** Start of DATASET SECTION **

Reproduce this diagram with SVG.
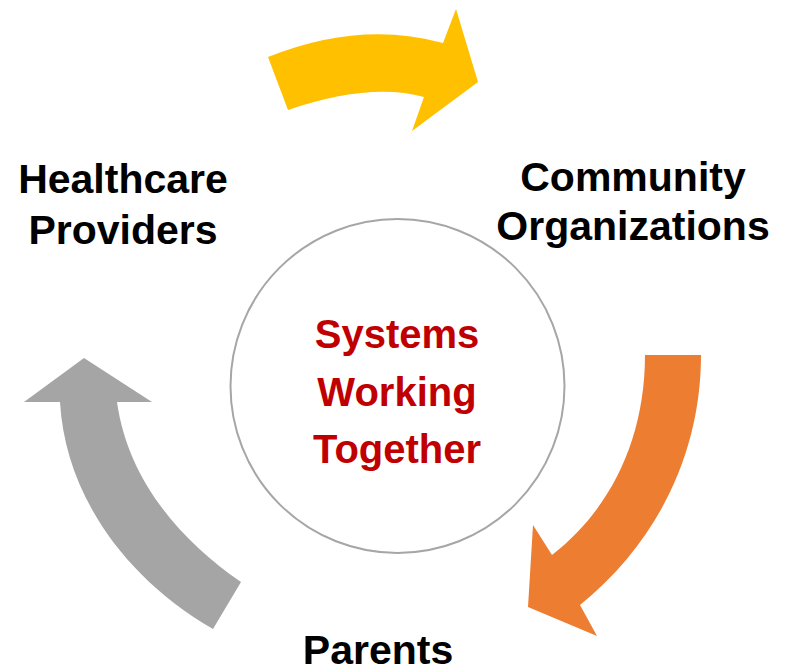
<svg xmlns="http://www.w3.org/2000/svg" width="785" height="670" viewBox="0 0 785 670">
<style>
.lbl{font-family:"Liberation Sans",Arial,sans-serif;font-weight:bold;font-size:41px;fill:#000;text-anchor:middle}
.ctr{font-family:"Liberation Sans",Arial,sans-serif;font-weight:bold;font-size:40px;fill:#c00000;text-anchor:middle}
</style>
<rect width="785" height="670" fill="#fff"/>
<g id="connectors">
<path id="arrow-yellow" fill="#ffc000" d="M268,57 Q360,20 443,43 L456,9 L478,82 L412,131 L424,97 Q370,82 288,110 Z"/>
<path id="arrow-orange" fill="#ed7d31" d="M645,355 L701,355 C701,450 660,540 580,605 L597,636 L528,607 L533,525 L552,555 C610,510 645,440 645,355 Z"/>
<path id="arrow-gray" fill="#a5a5a5" d="M241,582 L213,629 C120,575 65,490 60,402 L24,402 L84,358 L152,402 L117,402 C128,480 180,540 241,582 Z"/>
</g>
<g id="center">
<circle cx="397.5" cy="386" r="167" fill="#fff" stroke="#a6a6a6" stroke-width="2"/>
<text class="ctr" x="397" y="348">Systems</text>
<text class="ctr" x="397" y="406">Working</text>
<text class="ctr" x="397" y="463">Together</text>
</g>
<g id="healthcare">
<text class="lbl" x="123" y="193">Healthcare</text>
<text class="lbl" x="123" y="244">Providers</text>
</g>
<g id="community">
<text class="lbl" x="633" y="191">Community</text>
<text class="lbl" x="633" y="240">Organizations</text>
</g>
<g id="parents">
<text class="lbl" x="378" y="664">Parents</text>
</g>
</svg>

** End of DATASET SECTION **

▶ WHAT TO PRODUCE:
Repeat the data in full and exactly. Omit pictures.

▶ FULL ANSWER:
Reproduce this diagram with SVG.
<svg xmlns="http://www.w3.org/2000/svg" width="785" height="670" viewBox="0 0 785 670">
<style>
.lbl{font-family:"Liberation Sans",Arial,sans-serif;font-weight:bold;font-size:41px;fill:#000;text-anchor:middle}
.ctr{font-family:"Liberation Sans",Arial,sans-serif;font-weight:bold;font-size:40px;fill:#c00000;text-anchor:middle}
</style>
<rect width="785" height="670" fill="#fff"/>
<g id="connectors">
<path id="arrow-yellow" fill="#ffc000" d="M268,57 Q360,20 443,43 L456,9 L478,82 L412,131 L424,97 Q370,82 288,110 Z"/>
<path id="arrow-orange" fill="#ed7d31" d="M645,355 L701,355 C701,450 660,540 580,605 L597,636 L528,607 L533,525 L552,555 C610,510 645,440 645,355 Z"/>
<path id="arrow-gray" fill="#a5a5a5" d="M241,582 L213,629 C120,575 65,490 60,402 L24,402 L84,358 L152,402 L117,402 C128,480 180,540 241,582 Z"/>
</g>
<g id="center">
<circle cx="397.5" cy="386" r="167" fill="#fff" stroke="#a6a6a6" stroke-width="2"/>
<text class="ctr" x="397" y="348">Systems</text>
<text class="ctr" x="397" y="406">Working</text>
<text class="ctr" x="397" y="463">Together</text>
</g>
<g id="healthcare">
<text class="lbl" x="123" y="193">Healthcare</text>
<text class="lbl" x="123" y="244">Providers</text>
</g>
<g id="community">
<text class="lbl" x="633" y="191">Community</text>
<text class="lbl" x="633" y="240">Organizations</text>
</g>
<g id="parents">
<text class="lbl" x="378" y="664">Parents</text>
</g>
</svg>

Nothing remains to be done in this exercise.